Another person who has been crucial to the initiative is Assistant Sociology Professor Jenn Cline. Her Race and Ethnic Relations class will be hosting a panel discussion on race in the criminal justice system on April 12 at 1:30 p.m in Hatheway Hall. Several guest speakers will be sharing their ideas on how racial concerns and disparities occur on every level of the justice system and what can be done to mitigate those issues.

Students are planning from, beginning to end, the panel discussion and are wanting to understand the complexity of issues with the overrepresentation of People of Color in the system,” Cline said. “The greater social structure that we will be exploring will illustrate that the issue is more than the problematic idea of the ‘culture of poverty.’ We will be moving beyond respectability politics and hoping to direct us away from hate, and more to understanding.”

March 22, Cline invited Sidney Keys III to speak at her Race and Ethnicity class. Keys, an 11-year-old boy from St. Louis, started his own reading club for boys called Books N Bros. The club not only celebrates African American literature, but also has encouraged his peers to enjoy reading.

Sometimes, sociology, especially Race and Ethnicity can be focusing on the negative impacts of society,” Cline said. “I have been working to look for people at the grassroots who are making a change in their own communities. I saw the story on St. Louis Public Radio, and decided to invite him to campus. It fit in perfectly with Hate Has No Home Here. There is a theory in sociology called “contact theory.” At the basic level, the idea is that the more contact we have with people who are different from ourselves increases the variety of information we have about categories of people. If we dismantle our stereotypes and look for the positive, awesome things people do in communities that are often stereotyped, we often prove ourselves wrong. We can also empower ourselves to be agents of change.”

Professors Cline and Chapman have also invited their students to make a meal for immigrants and refugees, which will be taken to the International Institute in St. Louis as a part of a potluck event.

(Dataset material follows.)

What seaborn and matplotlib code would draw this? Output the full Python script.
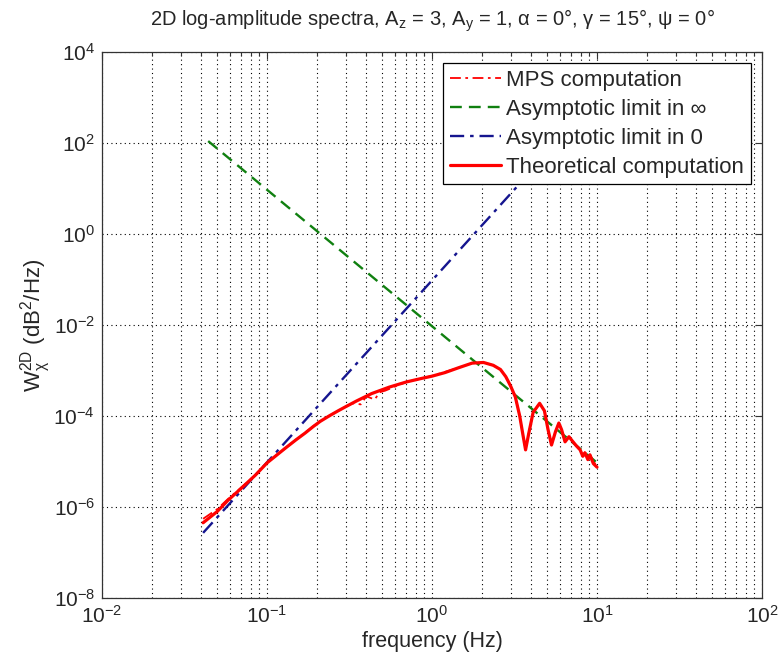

“We are joining our classes together to make a meal for New Americans (immigrants and refugees) at the International Institute in St. Louis,” Chapman said. “We are making Moroccan chicken with baked lemons, hummus, tzatziki, pita break and various desserts. We are doing this as part of our efforts to reach out to others and help students have new experiences. I would encourage other faculty to participate in any way that they think would fit in with their classes. The idea is simple: Hate Has No Home Here.  How does that fit in with a history class, a biology class, a psychology class would be up to the faculty member to determine. I am happy to help think of ideas, if anyone is interested!”

Even the Springfest theme pairs with the initiative. One of the biggest events at L&C, Springfest’s 2017 themed is “Lewis and Clark has Heart.” Participating clubs are decorating their booths in ways that best show how L&C cares about its community.

For example, WLCA, the college radio station, will be encouraging students to take a “Hate Has No Home Here” pledge, and the Bridge will be collecting “L&C has Heart” nominations. Chosen nominees, who make L&C a more welcoming and friendlier place, will be featured in the Bridge.